• [What needs to be done]:
Each line from the start of the records below through the line that contains "-0.58, -0.68, -0.68]" should be printed exactly. Pictures are omitted.

(Stored data entries)
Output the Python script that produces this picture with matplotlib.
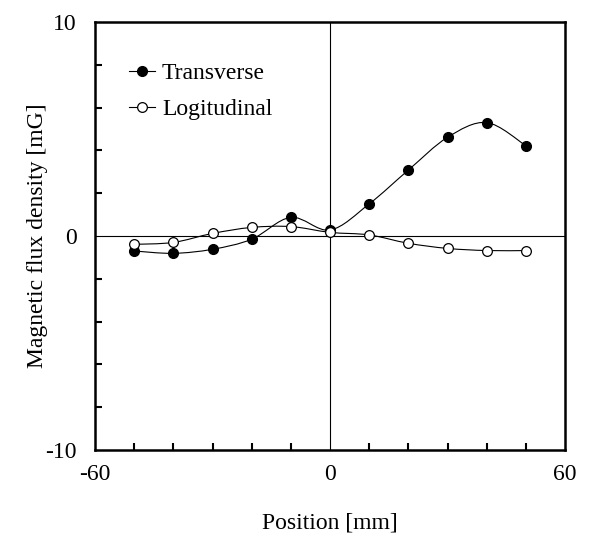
import numpy as np
import matplotlib
matplotlib.use('Agg')
import matplotlib.pyplot as plt
from matplotlib.path import Path
from matplotlib.patches import PathPatch
from matplotlib.lines import Line2D

plt.rcParams['font.family'] = ['Liberation Serif', 'DejaVu Serif']
plt.rcParams['axes.unicode_minus'] = False

position = [-50, -40, -30, -20, -10, 0, 10, 20, 30, 40, 50]
transverse = [-0.70, -0.81, -0.62, -0.15, 0.87, 0.28, 1.50, 3.08, 4.61, 5.30, 4.22]
longitudinal = [-0.39, -0.30, 0.12, 0.40, 0.44, 0.17, 0.05, -0.34, -0.58, -0.68, -0.68]


def smooth_path(xs, ys):
    # bezier segments, catmull-rom style (like spreadsheet "smoothed line")
    p = np.column_stack([xs, ys]).astype(float)
    n = len(p)
    verts = [p[0]]
    codes = [Path.MOVETO]
    for i in range(n - 1):
        p0 = p[i - 1] if i > 0 else p[i]
        p3 = p[i + 2] if i + 2 < n else p[i + 1]
        c1 = p[i] + (p[i + 1] - p0) / 6
        c2 = p[i + 1] - (p3 - p[i]) / 6
        verts += [c1, c2, p[i + 1]]
        codes += [Path.CURVE4] * 3
    return Path(verts, codes)


fig = plt.figure(figsize=(5.95, 5.36), dpi=100)
ax = fig.add_axes([0.1597, 0.1604, 0.7899, 0.7986])

ax.axhline(0, color='black', lw=0.8, zorder=1)
ax.axvline(0, color='black', lw=0.8, zorder=1)

for ys in (transverse, longitudinal):
    ax.add_patch(PathPatch(smooth_path(position, ys), fill=False,
                           edgecolor='black', lw=0.8, zorder=2))

ax.plot(position, transverse, 'o', ms=7, mfc='black', mec='black', zorder=3)
ax.plot(position, longitudinal, 'o', ms=7, mfc='white', mec='black',
        mew=0.9, zorder=3)

ax.set_xlim(-60, 60)
ax.set_ylim(-10, 10)
ax.set_xticks([-60, 0, 60])
ax.set_yticks([-10, 0, 10])
ax.set_xticks(np.arange(-50, 60, 10), minor=True)
ax.set_yticks(np.arange(-8, 10, 2), minor=True)
ax.tick_params(which='both', direction='in', top=False, right=False,
               width=1.5, labelsize=17)
ax.tick_params(which='major', length=0)
ax.tick_params(which='minor', length=5)
ax.tick_params(axis='x', which='major', pad=10)
ax.tick_params(axis='y', which='major', pad=13)
for s in ax.spines.values():
    s.set_linewidth(1.8)

ax.set_xlabel('Position [mm]', fontsize=17, labelpad=20)
ax.set_ylabel('Magnetic flux density [mG]', fontsize=17, labelpad=-2)

handles = [
    Line2D([], [], color='black', lw=0.8, marker='o', ms=7, mfc='black'),
    Line2D([], [], color='black', lw=0.8, marker='o', ms=7, mfc='white', mew=0.9),
]
ax.legend(handles, ['Transverse', 'Logitudinal'], loc='upper left',
          bbox_to_anchor=(0.027, 0.954), frameon=False, fontsize=17,
          handlelength=1.1, handletextpad=0.3, labelspacing=0.6)

fig.savefig('out.png', dpi=100)
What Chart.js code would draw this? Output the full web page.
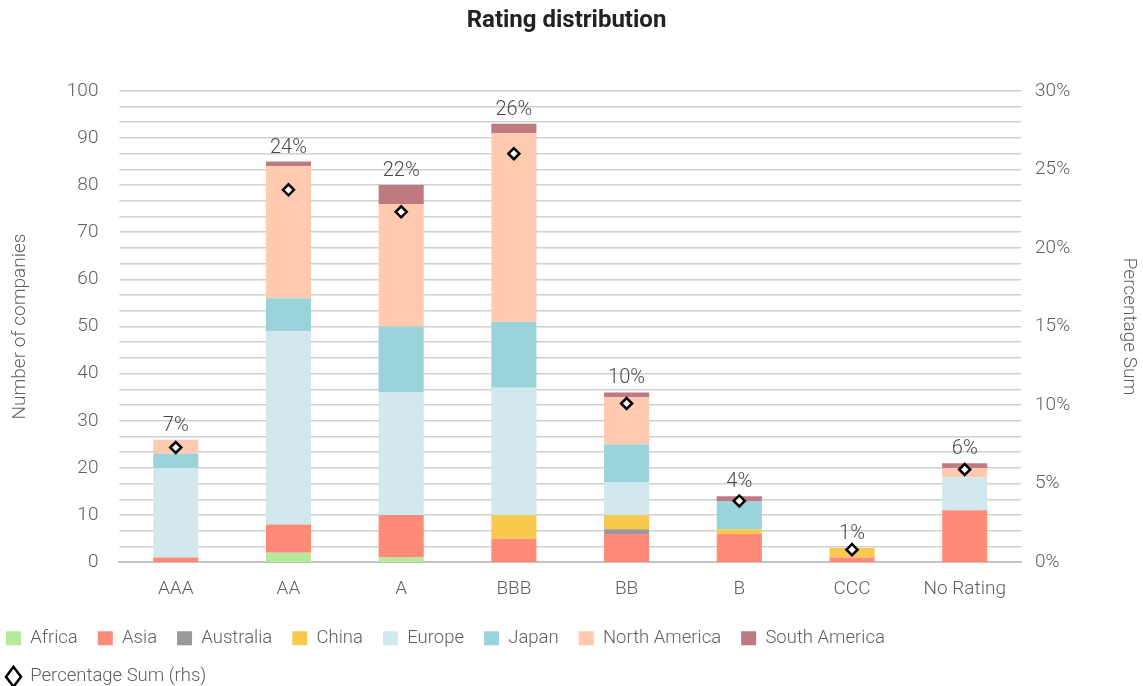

• [Exercise result]:
Output the Python script that produces this picture with matplotlib.
import numpy as np
import matplotlib
matplotlib.use('Agg')
import matplotlib.pyplot as plt
from matplotlib.path import Path
from matplotlib.patches import PathPatch
from matplotlib.lines import Line2D

plt.rcParams['font.family'] = ['Liberation Serif', 'DejaVu Serif']
plt.rcParams['axes.unicode_minus'] = False

position = [-50, -40, -30, -20, -10, 0, 10, 20, 30, 40, 50]
transverse = [-0.70, -0.81, -0.62, -0.15, 0.87, 0.28, 1.50, 3.08, 4.61, 5.30, 4.22]
longitudinal = [-0.39, -0.30, 0.12, 0.40, 0.44, 0.17, 0.05, -0.34, -0.58, -0.68, -0.68]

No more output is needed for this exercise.